Secret baptisms show how Christians are still persecuted around the world

A LINE of blurry-faced catechumens stood on a muddy track in a remote area of ​​Bangladesh waiting their turn to be secretly baptized in a pond in video footage released by Open Doors, an organization that tracks Christian persecution around the world.

These Christians were afraid to practice their faith where they lived.

In Bangladesh, churches were coming under increasing attack and violence was increasing.

Authorities often ignored requests for help from the Christian minority, which made up less than 1 percent of the population.

Bangladesh was one of many countries covered in Open Doors’ latest annual report on Christian persecution.
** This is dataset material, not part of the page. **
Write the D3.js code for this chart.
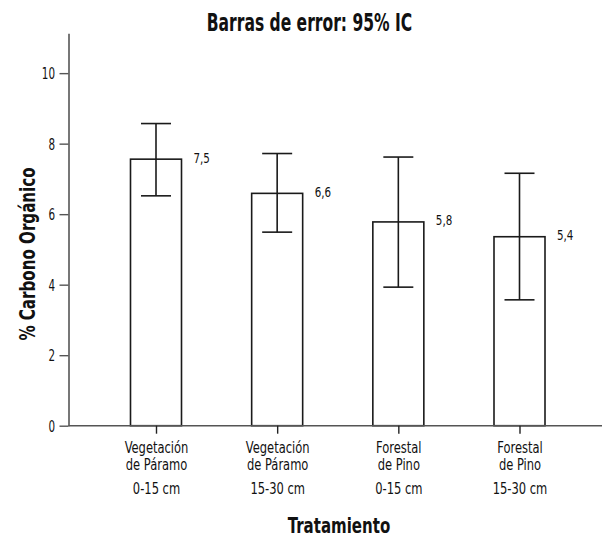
<!DOCTYPE html>
<html>
<head>
<meta charset="utf-8">
<script src="https://cdn.jsdelivr.net/npm/d3@7"></script>
<style>
  html, body { margin: 0; padding: 0; background: #fff; }
  svg { display: block; }
  text { font-family: "DejaVu Sans Condensed", "Liberation Sans Narrow", sans-serif; fill: #111; }
</style>
</head>
<body>
<svg id="chart" width="602" height="538"></svg>
<script>
const categories = [
  ["Vegetación", "de Páramo", "0-15 cm"],
  ["Vegetación", "de Páramo", "15-30 cm"],
  ["Forestal", "de Pino", "0-15 cm"],
  ["Forestal", "de Pino", "15-30 cm"]
];
const means = [7.56, 6.59, 5.78, 5.36];
const valueLabels = ["7,5", "6,6", "5,8", "5,4"];
const ciLower = [6.52, 5.49, 3.93, 3.57];
const ciUpper = [8.57, 7.72, 7.62, 7.16];
const yTicks = [0, 2, 4, 6, 8, 10];
const title = "Barras de error: 95% IC";
const xTitle = "Tratamiento";
const yTitle = "% Carbono Orgánico";

const svg = d3.select("#chart");
const keys = categories.map((c, i) => String(i));

const y = d3.scaleLinear().domain([0, 11.13]).range([425.7, 33.3]);
const x = d3.scalePoint().domain(keys).range([156, 519.5]);
const barW = 51;
const capW = 30;

// helper: condensed text
function ctext(sel, tx, ty, sx, size, weight, anchor, str, rot) {
  const t = sel.append("text")
    .attr("transform", `translate(${tx},${ty})` + (rot ? ` rotate(${rot})` : "") + ` scale(${sx},1)`)
    .attr("text-anchor", anchor).attr("font-size", size).attr("font-weight", weight)
    .text(str);
  return t;
}

// Title
ctext(svg, 309.5, 31, 0.72, 24, "bold", "middle", title);

// Y axis
const yAxis = d3.axisLeft(y).tickValues(yTicks).tickSize(9).tickSizeOuter(0).tickFormat(() => "");
const gy = svg.append("g").attr("transform", "translate(68.5,0)").call(yAxis);
gy.select(".domain").attr("stroke", "#555").attr("stroke-width", 1.6);
gy.selectAll(".tick line").attr("stroke", "#555").attr("stroke-width", 1.4);
gy.selectAll(".tick").each(function(d) {
  d3.select(this).append("text")
    .attr("transform", "translate(-13.5,0) scale(0.72,1)")
    .attr("text-anchor", "end").attr("dy", "0.36em")
    .attr("font-size", 16).attr("fill", "#111").text(d);
});

// Bars
const g = svg.append("g");
g.selectAll("rect.bar").data(means).join("rect")
  .attr("class", "bar")
  .attr("x", (d, i) => x(keys[i]) - barW / 2)
  .attr("y", d => y(d))
  .attr("width", barW)
  .attr("height", d => y(0) - y(d))
  .attr("fill", "#fff").attr("stroke", "#1a1a1a").attr("stroke-width", 1.6);

// X axis
svg.append("line").attr("x1", 68.5).attr("x2", 602).attr("y1", y(0)).attr("y2", y(0))
  .attr("stroke", "#555").attr("stroke-width", 1.6);
const xAxis = d3.axisBottom(x).tickSize(8).tickSizeOuter(0).tickFormat(() => "");
const gx = svg.append("g").attr("transform", `translate(0,${y(0)})`).call(xAxis);
gx.select(".domain").remove();
gx.selectAll(".tick line").attr("stroke", "#222").attr("stroke-width", 1.4);
gx.selectAll(".tick").each(function(d, i) {
  const lines = categories[i];
  const sel = d3.select(this);
  [27.5, 44, 68.5].forEach((yy, k) => {
    sel.append("text")
      .attr("transform", `translate(0,${yy}) scale(0.8,1)`)
      .attr("text-anchor", "middle").attr("font-size", 16).attr("fill", "#111")
      .text(lines[k]);
  });
});

// Error bars
const eb = svg.append("g").attr("stroke", "#1a1a1a").attr("stroke-width", 1.6);
means.forEach((m, i) => {
  const cx = x(keys[i]);
  eb.append("line").attr("x1", cx).attr("x2", cx).attr("y1", y(ciLower[i])).attr("y2", y(ciUpper[i]));
  eb.append("line").attr("x1", cx - capW / 2).attr("x2", cx + capW / 2).attr("y1", y(ciUpper[i])).attr("y2", y(ciUpper[i]));
  eb.append("line").attr("x1", cx - capW / 2).attr("x2", cx + capW / 2).attr("y1", y(ciLower[i])).attr("y2", y(ciLower[i]));
});

// Value labels
means.forEach((m, i) => {
  ctext(svg, x(keys[i]) + 37.5, y(m) + 3.5, 0.82, 14, "normal", "start", valueLabels[i]);
});

// Axis titles
ctext(svg, 339, 532.5, 0.76, 22, "bold", "middle", xTitle);
ctext(svg, 35, 254, 0.8, 21, "bold", "middle", yTitle, -90);
</script>
</body>
</html>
Over the past year, globally, Open Doors has reported:

  • More than 360 million Christians live in places where they experience high levels of persecution and discrimination
  • 5898 Christians killed for their faith
  • 5110 churches and other Christian buildings attacked
  • 6175 believers detained without trial, arrested, sentenced or imprisoned
  • 3829 Christians kidnapped

Recently, an attack on a Nigerian church celebrating the Pentecost mass left 50 Catholics dead.

The attack was part of a long list of attacks over the past 30 years in the country, starting with the 1987 riots.

Other countries like North Korea remain extremely hostile to Christians, often appearing in the top three positions on the Open Doors Watch list over the past 20 years for Christian persecution.

Open Doors reported that any follower of Jesus immediately faces “imprisonment, brutal torture and death” in North Korea.

Even so, according to the report, Christianity continued to grow.

Afghanistan tops the watch list this year due to the Taliban takeover of the government.

It remained impossible to live openly as a Christian in Afghanistan, according to the report.

If caught, Christians usually fled the country or were killed.